Q: My conclusion here is that without significant SREC value in NH, there is no way for me to push the cost of solar low enough to be a great investment when compared to other investment opportunities (granted, I haven’t done a detailed financial evaluation yet). On the plus side, I don’t think I will lose money here, and it obviously still makes tremendous sense in terms of cutting carbon. Would you agree with this conclusion? Or would you consider cheaper solar panels (ie not LG, Sunpower, or Panasonic) here to try to improve the economics (I have received a quote using REC panels that is closer to 8c/kWh)?

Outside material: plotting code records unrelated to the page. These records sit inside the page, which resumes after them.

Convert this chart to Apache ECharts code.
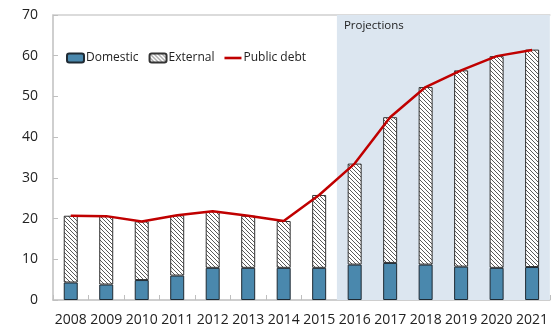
<!DOCTYPE html>
<html>
<head>
<meta charset="utf-8">
<script src="https://cdn.jsdelivr.net/npm/echarts@6/dist/echarts.min.js"></script>
<style>
  html, body { margin: 0; padding: 0; background: #fff; }
  #chart { width: 551px; height: 332px; }
</style>
</head>
<body>
<div id="chart"></div>
<script>
// Public debt composition, percent of GDP
const years = ['2008','2009','2010','2011','2012','2013','2014','2015','2016','2017','2018','2019','2020','2021'];
const domestic = [4.3, 3.8, 4.9, 6.0, 7.9, 7.9, 7.9, 7.9, 8.7, 9.1, 8.7, 8.2, 7.9, 8.1];
const external = [16.4, 16.8, 14.4, 14.8, 13.9, 12.8, 11.5, 17.9, 24.8, 35.8, 43.6, 48.2, 52.0, 53.4];
const publicDebt = [20.7, 20.6, 19.3, 20.8, 21.8, 20.7, 19.4, 25.8, 33.5, 44.9, 52.3, 56.4, 59.9, 61.4];
const yTicks = [0, 10, 20, 30, 40, 50, 60, 70];
const projectionStart = 8; // index of first projected year

// diagonal hatch fill for the external component
function hatch() {
  const c = document.createElement('canvas');
  c.width = 4; c.height = 4;
  const g = c.getContext('2d');
  g.fillStyle = '#ffffff';
  g.fillRect(0, 0, 4, 4);
  g.strokeStyle = '#5a5a5a';
  g.lineWidth = 1;
  g.beginPath();
  g.moveTo(-1, -1); g.lineTo(5, 5);
  g.moveTo(-1, 3); g.lineTo(1, 5);
  g.moveTo(3, -1); g.lineTo(5, 1);
  g.stroke();
  return c;
}

const chart = echarts.init(document.getElementById('chart'), null, { renderer: 'canvas' });
const font = '"Open Sans", "Noto Sans", sans-serif';

chart.setOption({
  animation: false,
  textStyle: { fontFamily: font },
  grid: { left: 53, right: -2, top: 15, bottom: 32, containLabel: false },
  legend: {
    left: 61, top: 47,
    itemWidth: 17, itemHeight: 9, itemGap: 10,
    textStyle: { fontSize: 12, color: '#222', fontFamily: font, padding: [0, 0, 0, -3] },
    data: [
      { name: 'Domestic' },
      { name: 'External' },
      { name: 'Public debt', icon: 'path://M0,0L17,0L17,2.6L0,2.6Z', itemStyle: { color: '#c00000' } }
    ]
  },
  xAxis: [{
    type: 'category',
    data: years,
    boundaryGap: true,
    axisLine: { lineStyle: { color: '#bfbfbf', width: 1.5 } },
    axisTick: { show: true, inside: true, length: 5, lineStyle: { color: '#bfbfbf' } },
    axisLabel: { fontSize: 14, color: '#222', margin: 13, interval: 0 },
    splitLine: { show: false }
  }, {
    type: 'value',
    position: 'top',
    min: 0, max: years.length,
    show: true,
    axisLine: { show: true, onZero: false, lineStyle: { color: '#d0d0d0', width: 1.5 } },
    axisTick: { show: false },
    axisLabel: { show: false },
    splitLine: { show: false }
  }],
  yAxis: {
    type: 'value',
    min: yTicks[0], max: yTicks[yTicks.length - 1], interval: 10,
    axisLine: { show: true, lineStyle: { color: '#bfbfbf', width: 1.5 } },
    axisTick: { show: true, inside: true, length: 5, lineStyle: { color: '#bfbfbf' } },
    axisLabel: { fontSize: 14, color: '#222', margin: 15 },
    splitLine: { show: false }
  },
  series: [{
    name: 'Projection band',
    type: 'line',
    xAxisIndex: 1,
    data: [],
    silent: true,
    markArea: {
      silent: true,
      itemStyle: { color: '#dce6f0' },
      label: {
        show: true, position: 'insideTopLeft', offset: [2, 0],
        color: '#222', fontSize: 11.5, fontFamily: font
      },
      data: [[{ xAxis: projectionStart, yAxis: 70, name: 'Projections' }, { xAxis: years.length, yAxis: 0 }]]
    }
  }, {
    name: 'Domestic',
    type: 'bar',
    stack: 'debt',
    barWidth: 14,
    data: domestic,
    itemStyle: { color: '#4a88ad', borderColor: '#1f2a33', borderWidth: 1 }
  }, {
    name: 'External',
    type: 'bar',
    stack: 'debt',
    barWidth: 14,
    data: external,
    itemStyle: { color: { image: hatch(), repeat: 'repeat' }, borderColor: '#333', borderWidth: 1 }
  }, {
    name: 'Public debt',
    type: 'line',
    data: publicDebt,
    symbol: 'none',
    showSymbol: false,
    z: 5,
    lineStyle: { color: '#c00000', width: 2.5 },
    itemStyle: { color: '#c00000' }
  }]
});
</script>
</body>
</html>
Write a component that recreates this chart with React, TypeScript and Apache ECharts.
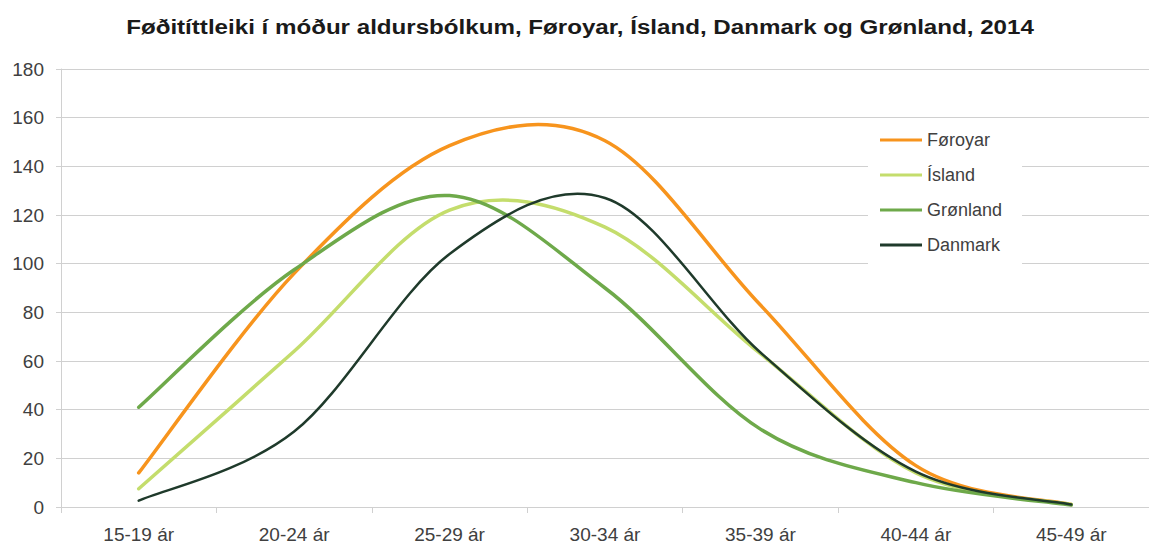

A: REC makes a great panel – I almost bought it until my installer decided to quit installing batteries, since I wanted a battery I had to get a new installer. The new installer gave me a better deal on Solaria panels at about 6c/kWh including a battery. At 8c/kWh and COP 3.0 you would be heating the house at 2.7c/kWh of heat in the house which is 1/3 of the cost of heating with heating oil and about half the cost of heating with natural gas. This is roughly the situation at my house. I heat with a heat pump, cook on induction, run a heat-pump hot-water tank and drive my Tesla, all charged with the cheap electricity from my solar panels. All with a zero carbon footprint.